Recovering From A Run Of Any Distance

by | Jun 19, 2021

Coming back from a 10K run may have a different plan than if you’ve just completed a marathon, but you’d be surprised by the similarities, no matter the distance. People often forget that recovery is just as important, if not more important, than warming up.

The rest you take post run, race or virtual challenge and how you refuel and rebuild your body sets you up for your next big win, whether that’s back to training or choosing another challenge or fitness goal.

How exactly you rest and refuel can differ depending on the mileage and intensity you put into your run.

Follow this step-by-step guide to get back on your feet and raring to go—no matter how far or what time it takes:

1. Keep Moving after your run or race

You’ve just got back in from a long run, you’re shattered and it’s so tempting to flop on the couch. As much as you’d love to reward your body by sitting down, it’s important to keep moving, even for a little while.

If you instantly stop, your body builds Lactate Acid, and that will stay in the legs. This will stay in the legs and make you feel stiff and sore, and possibly through to the next day.

Aim for a quick brisk walk around the block or a 5 minute cool down run. If this seems impossible, it’ll be worthwhile for long term injury-free running. It doesn’t matter how slow this run is, as long as you’re getting rid of the Lactic Acid waste from your body.

2. Stretch within a few minutes after you’ve finished

After you’ve shaken out your legs, take time out to ensure you stretch. This is one thing that many people forget to do, as they are on a “runners high”. Stretching may not necessarily ensure you stay injury free or improve your fitness performance but it will certainly help reduce DOMS (Delayed-Onset Muscle Soreness) and help your muscle recovery.

Some examples of stretches are shown below:

Couch Stretch

A. Stand in front of a couch, wall, or box with right foot forward, left foot resting on box. Place a towel directly under back knee for added cushion.

B. Bend right knee to bring back left to the ground, squeezing glutes to stabilize lower back.

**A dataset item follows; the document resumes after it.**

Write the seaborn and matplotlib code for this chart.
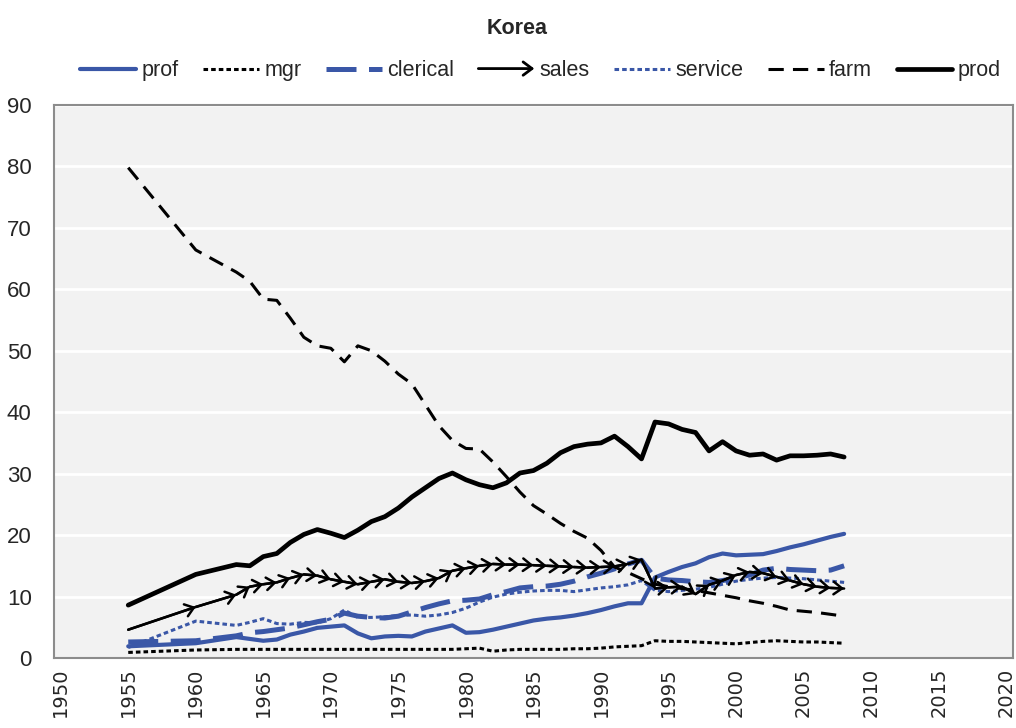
import matplotlib
matplotlib.use("Agg")
import matplotlib.pyplot as plt
import seaborn as sns
from matplotlib.patches import FancyArrowPatch
from matplotlib.legend_handler import HandlerBase
from matplotlib.ticker import MultipleLocator

years = [1955, 1960] + list(range(1963, 2009))

prof = [1.9, 2.4, 3.4, 3.1, 2.8, 3.0, 3.8, 4.3, 4.9, 5.1,
        5.3, 4.0, 3.2, 3.5, 3.6, 3.5, 4.3, 4.8, 5.3, 4.1,
        4.2, 4.6, 5.1, 5.6, 6.1, 6.4, 6.6, 6.9, 7.3, 7.8,
        8.4, 8.9, 8.9, 13.1, 14.0, 14.8, 15.4, 16.4, 17.0, 16.7,
        16.8, 16.9, 17.4, 18.0, 18.5, 19.1, 19.7, 20.2]
mgr = [0.9, 1.3, 1.4, 1.4, 1.4, 1.4, 1.4, 1.4, 1.4, 1.4,
       1.4, 1.4, 1.4, 1.4, 1.4, 1.4, 1.4, 1.4, 1.4, 1.5,
       1.6, 1.1, 1.3, 1.4, 1.4, 1.4, 1.4, 1.5, 1.5, 1.6,
       1.8, 1.9, 2.0, 2.8, 2.7, 2.7, 2.6, 2.5, 2.4, 2.3,
       2.5, 2.7, 2.8, 2.7, 2.6, 2.6, 2.5, 2.4]
clerical = [2.6, 2.8, 3.6, 4.1, 4.3, 4.6, 4.9, 5.4, 5.9, 6.3,
            7.3, 6.8, 6.6, 6.5, 6.8, 7.5, 8.2, 8.8, 9.3, 9.4,
            9.6, 10.3, 10.8, 11.4, 11.6, 11.7, 12.0, 12.5, 13.2, 13.8,
            14.5, 15.3, 15.9, 13.0, 12.7, 12.6, 12.4, 12.3, 12.6, 13.0,
            13.5, 14.3, 14.6, 14.4, 14.3, 14.2, 14.3, 15.0]
sales = [4.6, 8.3, 10.3, 11.6, 12.0, 12.3, 13.0, 13.6, 13.4, 12.8,
         12.4, 12.0, 12.4, 12.8, 12.4, 12.2, 12.5, 13.0, 14.2, 14.6,
         15.0, 15.3, 15.2, 15.2, 15.1, 15.0, 14.9, 14.8, 14.7, 14.8,
         14.9, 15.3, 16.0, 11.3, 11.5, 11.6, 10.4, 11.9, 12.6, 13.5,
         14.0, 13.8, 13.2, 12.6, 12.0, 11.6, 11.4, 11.3]
service = [1.7, 6.0, 5.3, 5.8, 6.4, 5.6, 5.5, 5.8, 5.7, 6.4,
           7.8, 6.6, 6.6, 6.7, 6.9, 7.0, 6.8, 7.0, 7.4, 8.1,
           9.1, 9.9, 10.4, 10.7, 10.9, 11.0, 11.0, 10.8, 11.1, 11.4,
           11.6, 11.9, 12.6, 11.0, 10.8, 11.0, 11.2, 11.5, 12.0, 12.5,
           12.8, 13.0, 13.1, 13.0, 12.9, 12.7, 12.5, 12.3]
farm = [79.8, 66.4, 62.8, 61.3, 58.4, 58.2, 55.3, 52.2, 50.8, 50.4,
        48.2, 50.8, 50.0, 48.3, 46.2, 44.6, 41.2, 37.8, 35.4, 34.1,
        34.0, 31.9, 29.5, 27.0, 24.8, 23.4, 21.9, 20.6, 19.5, 17.5,
        14.8, 13.9, 12.9, 12.0, 11.6, 11.3, 11.0, 10.6, 10.2, 9.8,
        9.3, 8.9, 8.4, 7.8, 7.6, 7.4, 7.1, 6.8]
prod = [8.6, 13.6, 15.2, 15.0, 16.5, 17.0, 18.8, 20.1, 20.9, 20.3,
        19.6, 20.8, 22.2, 23.0, 24.4, 26.2, 27.7, 29.2, 30.1, 29.0,
        28.2, 27.7, 28.5, 30.1, 30.5, 31.7, 33.4, 34.4, 34.8, 35.0,
        36.1, 34.4, 32.4, 38.4, 38.1, 37.2, 36.7, 33.7, 35.2, 33.7,
        33.0, 33.2, 32.2, 32.9, 32.9, 33.0, 33.2, 32.7]

blue = "#3a57a7"
arrow = "->,head_length=0.4,head_width=0.3"

sns.set_style("white")
plt.rcParams["font.family"] = ["Liberation Sans", "DejaVu Sans"]

fig = plt.figure(figsize=(10.16, 7.28), dpi=100)
ax = fig.add_axes([0.0531, 0.0962, 0.9439, 0.7596])
ax.set_facecolor("#f2f2f2")

styles = [
    ("prof", prof, dict(color=blue, lw=3.0, linestyle="-")),
    ("mgr", mgr, dict(color="black", lw=2.2, linestyle=(0, (1.5, 1)))),
    ("clerical", clerical, dict(color=blue, lw=3.6, linestyle=(0, (6, 2.5)))),
    ("sales", sales, dict(color="black", lw=1.8, linestyle="-")),
    ("service", service, dict(color=blue, lw=2.2, linestyle=(0, (1.5, 1)))),
    ("farm", farm, dict(color="black", lw=2.2, linestyle=(0, (5, 3)))),
    ("prod", prod, dict(color="black", lw=3.4, linestyle="-")),
]

for name, vals, kw in styles:
    sns.lineplot(x=years, y=vals, ax=ax, label=name, **kw)
    if name == "sales":
        # arrow head on every segment, like the excel series
        for i in range(1, len(years)):
            ax.annotate("", xy=(years[i], vals[i]), xytext=(years[i - 1], vals[i - 1]),
                        arrowprops=dict(arrowstyle=arrow, mutation_scale=15, lw=1.8,
                                        color="black", shrinkA=0, shrinkB=0))

ax.set_xlim(1949.5, 2020.5)
ax.set_ylim(0, 90)
ax.yaxis.set_major_locator(MultipleLocator(10))
ax.xaxis.set_major_locator(MultipleLocator(5))
ax.set_xticks([y + 0.5 for y in range(1949, 2021)], minor=True)
ax.grid(axis="y", color="white", lw=2)
ax.set_axisbelow(True)

ax.tick_params(axis="x", which="major", length=0, pad=7, labelsize=14,
               labelrotation=90, labelfontfamily="DejaVu Sans")
ax.tick_params(axis="x", which="minor", length=6, width=1.5, color="#a0a0a0", direction="out")
ax.tick_params(axis="y", length=0, pad=16, labelsize=16)
for s in ax.spines.values():
    s.set_color("#8c8c8c")
    s.set_linewidth(1.5)
ax.set_xlabel("")
ax.set_ylabel("")


class ArrowHandler(HandlerBase):
    def create_artists(self, legend, orig_handle, xdescent, ydescent,
                       width, height, fontsize, trans):
        y = height / 2 - ydescent
        a = FancyArrowPatch((-xdescent, y), (width - xdescent, y),
                            arrowstyle=arrow, mutation_scale=16, lw=2, color="black",
                            shrinkA=0, shrinkB=0, transform=trans)
        return [a]


handles, labels = ax.get_legend_handles_labels()
ax.legend(handles, labels, loc="center", bbox_to_anchor=(0.532, 0.903),
          bbox_transform=fig.transFigure, ncol=7, frameon=False, fontsize=15.5,
          handlelength=2.6, handletextpad=0.25, columnspacing=1.13,
          handler_map={handles[3]: ArrowHandler()})

fig.text(0.509, 0.961, "Korea", ha="center", va="center", fontsize=15.5, fontweight="bold")

fig.savefig("out.png", dpi=100)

Hold for 30 seconds. Switch sides and repeat.

Standing Calf Stretch

A. Stand in front of a couch, wall, or box with left toes pressed against box. Bring weight forward to feel a stretch in the left calf.

Hold for 30 seconds. Switch sides and repeat.

90/90 Stretch

A. Start seated on the floor or a mat with right leg extended forward, left leg extended to the side, knees bent at 90-degree angles. Sit up tall with a neutral spine.

Hold for 30 seconds. Switch sides and repeat.

3. Refuel after 30 minutes to an hour

Nutrition is such an important part of your training regime and you should aim to have a carb-protein snack or meal to help you recover after your efforts.

No matter how far you go, hydration is also key since most runners finish a workout in a dehydrated state, If you’re someone who sweats a lot during a run or if you run in super hot and humid weather, consider adding electrolytes to your beverages, like sodium or potassium. This will help you replenish the minerals lost on a sweaty run, which may aid recovery.

While you want to refuel after any distance with carbs, protein, and hydration, it’s especially important if you’ve finished a half or a full marathon. For those who smashed a 5K or 10K, refuelling is still important so you can perform again in the coming days, but it’s less crucial to meet those higher carb and protein counts.

4. Foam Roll

Race Venturers Virtual Challenges Foam Rolling

If you can afford to have a sports massage to aid recovery then this can be a great option but Foam Rolling is good for breaking up those tight areas.

Grab your roller and spend five to 10, even 20 minutes on your quads, hamstrings, glutes, and calves. Some research shows that myofascial release (or breaking up tension in the connective tissue known as fascia) from foam rolling can fight post-exercise muscle soreness.

A good 45-60 seconds per muscle group and keep it nice and slow.